EPA Targets Future Water Cleanups, But You Can Cover Problems Now

September 1, 2010

A high percentage of the nation's streams, lakes, and coastal waters remain seriously impaired, even though the Clean Water Act has been in effect for nearly four decades. Those degraded waters increase health risks for people who play in them, eat food from them, or drink water extracted from them, and also can harm wildlife, plants, and soils.

EPA acknowledges that the overall problem continues to worsen, as more water bodies routinely are added to the impaired-waters list than are removed. Nonpoint sources such as agricultural and urban runoff have generally been addressed less than point sources, and are considered major culprits.

EPA has been pondering whether more improvements are possible without impeding local economies. That might involve a wide variety of changes, such as altering the Clean Water Act, altering the National Pollutant Discharge Elimination System, changing how EPA administers the CWA or NPDES, enforcing existing laws (which many critics say are widely ignored or given short shrift), working in different ways with local agencies and organizations, improving how water quality is assessed (including consistency among all states), acting before problems become acute, or other strategies.

In one of the latest steps in this process, the agency is opening up its draft strategy for clean water for public comment until Sept. 17, 2010. One main theme of the strategy is that the problem is so complex, and varies so much from location to location, that solutions must be carefully crafted to address local circumstances, while still working under an overarching federal umbrella.

But the strategy itself is only one of many threads you can follow to come up with high-impact local stories on water pollution. There already is extensive information on the waters that are impaired, where they are, what types of land uses or other sources are causing the problems, and what types of substances are at fault. In some cases, negotiations or projects are under way to address certain problems.

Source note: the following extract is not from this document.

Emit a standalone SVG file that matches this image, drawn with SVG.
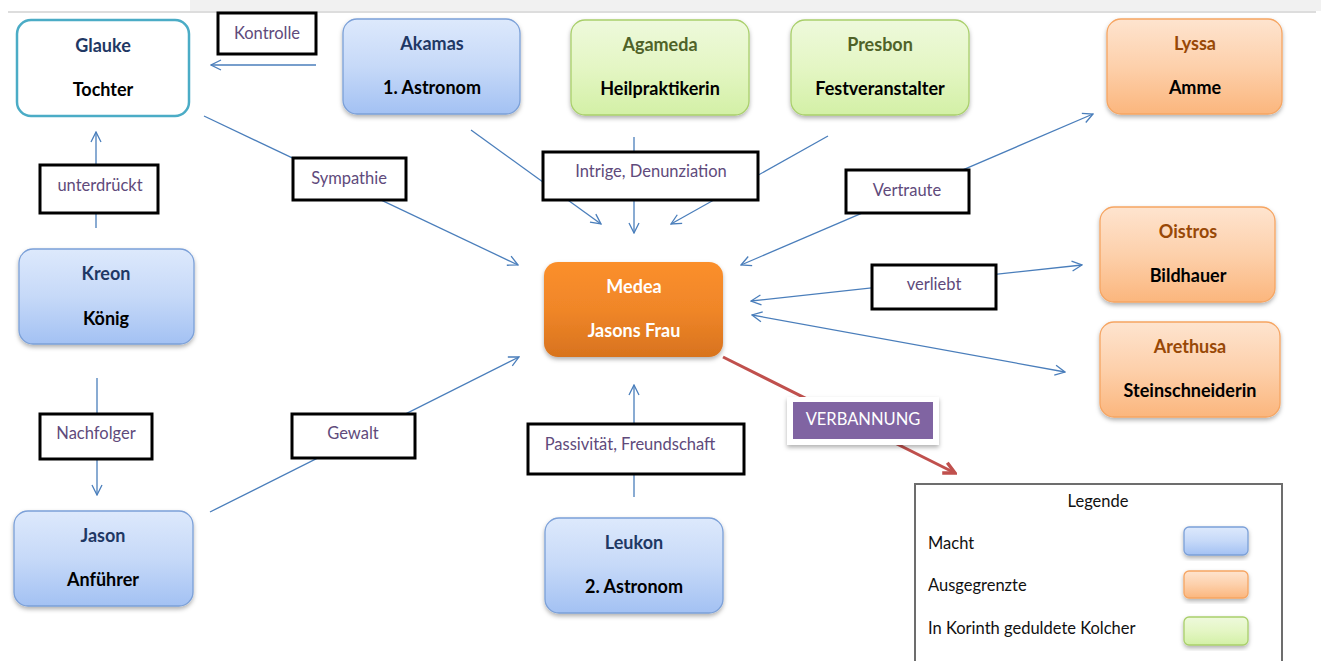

In other cases, problems are little acknowledged or addressed.

One starting point is:

One of the links on that page, which is full of resources, sends you to a state-by-state smorgasbord of detailed data.

Some states have enormous problems, such as Pennsylvania's 6,957 impaired waters, Virginia's 2,534, Washington's 2,419, and Michigan's 2,352. Even the tiny Virgin Islands has 77 impaired waters, and Washington, D.C., has 27.

Click on each state and you'll get a list of probable sources of problems, such as agriculture, construction, municipal discharges, urban stormwater runoff, and industrial sources. That same page will have data on how many linear miles, square miles, or acres of water bodies are degraded. You can click on each of those numbers and get a list of specific waterbodies affected and types of sources causing the problems. Also, click on each type of general problem source and you'll get a breakout of subcategories that are problems, and acreage/miles of water bodies each affects.

Lower down there's information on how many water bodies recently have been determined to no longer be impaired, or for which a plan to reduce problems has been completed. There's also much more information about specific types of sources and the extent of their effects. You can also track historic trends for some data from 2002-2008.

Check with your state environment or natural resources department for more information.

EPA says in its draft strategy that cleaning up Chesapeake Bay will serve as a demonstration project for improved approaches and methods. Work has been proceeding for many years. Some critics of recent developments contend that the commitments in the latest compromise efforts will sacrifice water quality elsewhere in the country.

Near the end of the draft strategy is a list of specific topics of focus. Among them are hot-button issues such as concentrated animal feeding operations, hydraulic fracturing (fracking) used in natural gas extraction, power plant cooling water use, and pesticide infiltration. Those topics alone make this issue of interest to most localities in the country. Add in the major issues of sewage plant discharges and stormwater runoff, and nearly every community in the country has a stake in this.